Newfound NV announced on November 8 that it has been unable to secure US$21 million in working capital for the company's Newfoundland operation at Humber Valley.
Newfound will now attempt to raise five million pounds sterling through a new issue of shares to existing directors "at a significant discount to market price".
Newfound reported in late September that it was "in the process of finalising" the financing for it's Humber Valley Resort. The company also reported a pretax US$7.4 million loss in the first half of 2007 compared to a US$1.8 million profit the previous year. Newfound's current trading information may be found at several spots including google financial reports.
None of these news releases is contained in the publicly accessible "press room" portion of the company website. They may be located in the "investor relations" section, however, a prominent legal warning requires a viewer to confirm that they do not reside in one of several jurisdictions - including Canada - before proceeding to other pages. Oddly, the warning page is posted through flash animation and cannot be copied. Likewise, the navigation links blocked the page path and thereby preventing posting a link to even the page containing the warning.

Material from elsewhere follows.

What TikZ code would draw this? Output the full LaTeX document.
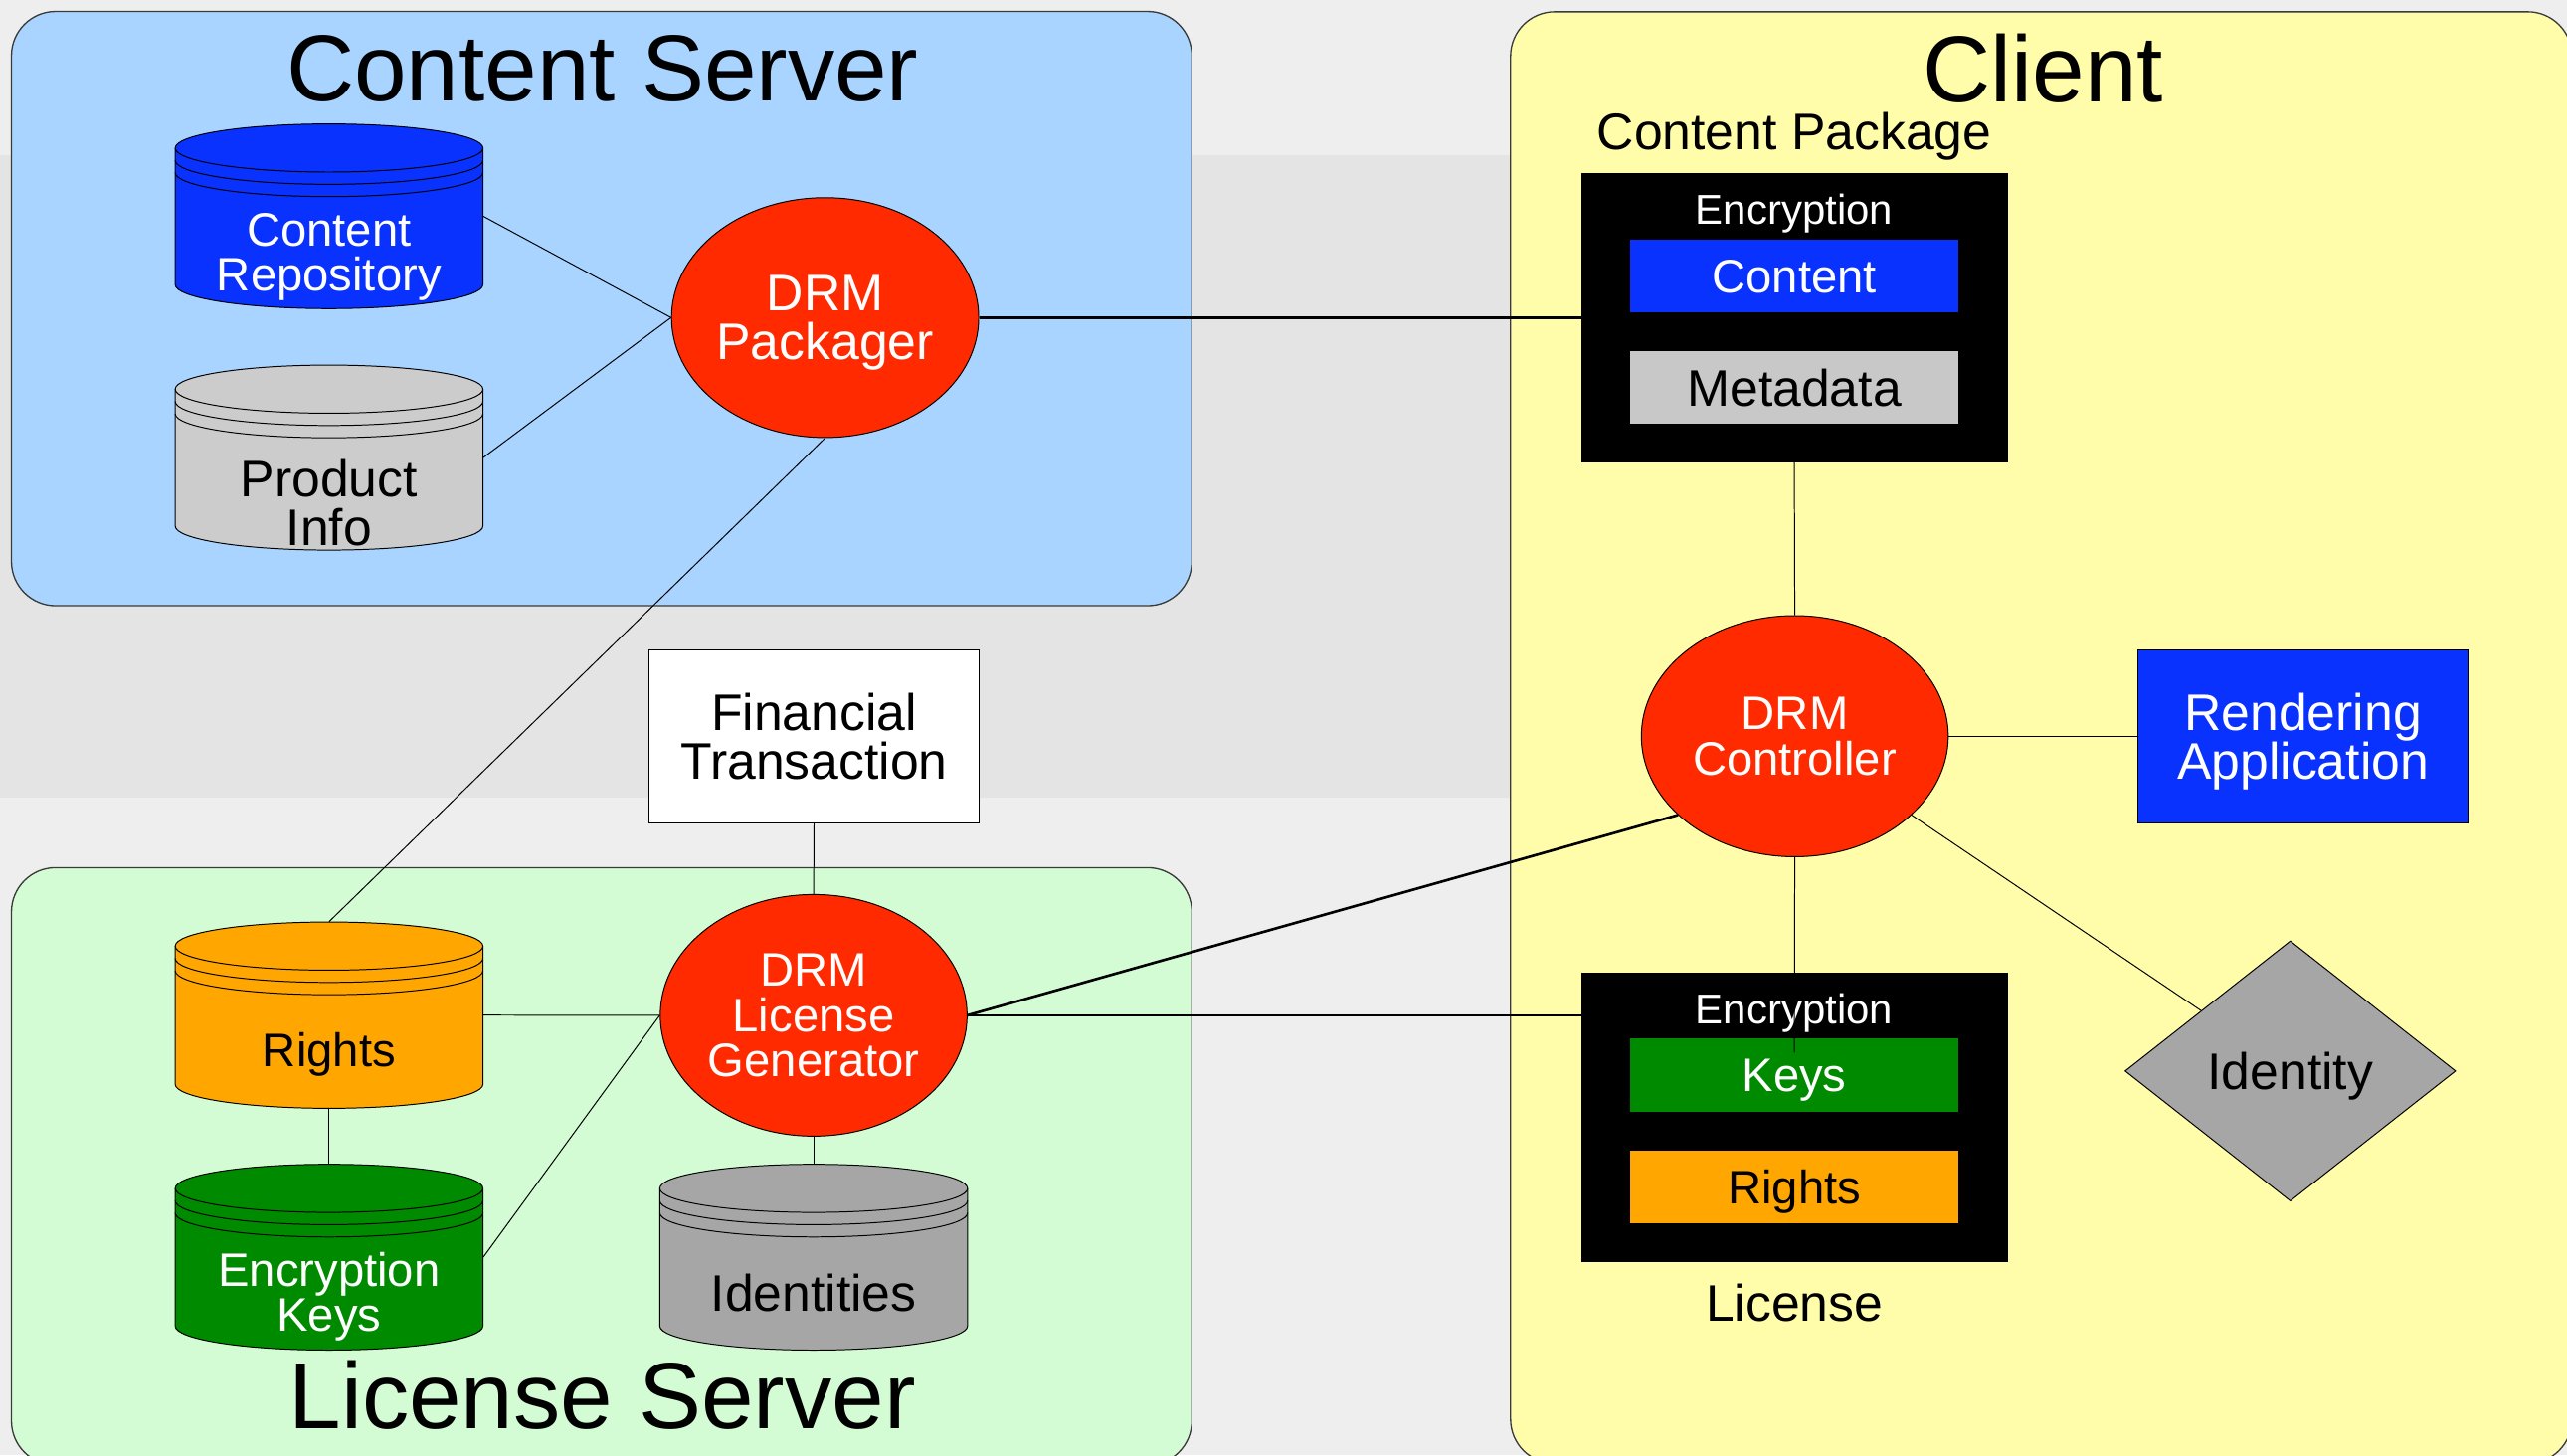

According to Thomson Financial, Newfound's September 26 statement indicated the company was also seeking financing of US$30 million for its St. Kitts and Nevis development. In May 2006, Newfound purchased land in St. Kitts and Nevis for the development of a resort to include a 150-room hotel, 400 "upscale" villas and an 18-hole golf course. Reported cost was US$21 million.
In the photo at right, Newfound corporate vice president and attorney Derrick White is shown presenting a cheque for US$10 million to Premier Vance Amory as part of the land purchase.
Two years ago, St. Kitts and Nevis prime minister Dr. Denzil Douglas told carribeannetnews.com:
“Even in Frigate Bay, which is now virtually built out, the Newfound Group out of Canada, in conjunction with National Bank, TDC and Rams, is pursuing a major hotel and condominium project; and the Frigate Bay Development Corporation is in the process of constructing a very impressive villa and commercial development project that will significantly enhance the tourism-related amenities in Potato Bay and the surrounding areas,” said Prime Minister Douglas. [Emphasis added]
The project was renegotiated earlier this year:
According to Parry, the initial agreement between the Developers and the former CCM Administration was renegotiated to reflect a reduction of 10 years tax holiday from the initial 30 year period under the old contract to 20 in line with the regular arrangements of that nature here.
The new agreement also reflected the recovery of over 172 acres of land in addition to the historical sights (which had not been mentioned in the previous proposal), for the people of Nevis in exchange for a reduction of the purchase price from $21 million to $19 million.
“What this means is that as the value of these lands increase and improves in value and there are capital gains, we (Nevis) would benefit to the point where we will end up having millions of dollars for the continuing development of Nevis.
“I wish to make this point as well, we (Nevisians) were told that the cost of the lands was $10 million but when you are building, the cost of the loan to cover the 10 million you are really paying $18 million and we would have only benefited to the tune of $3million. So now we are talking about millions of dollars because of this deal that the Nevis Island Government will have for future development of the island,” he said.
The project is now reported to commence construction in 2008, but had been originally touted as beginning in January 2006 with estimated completion in March 2007.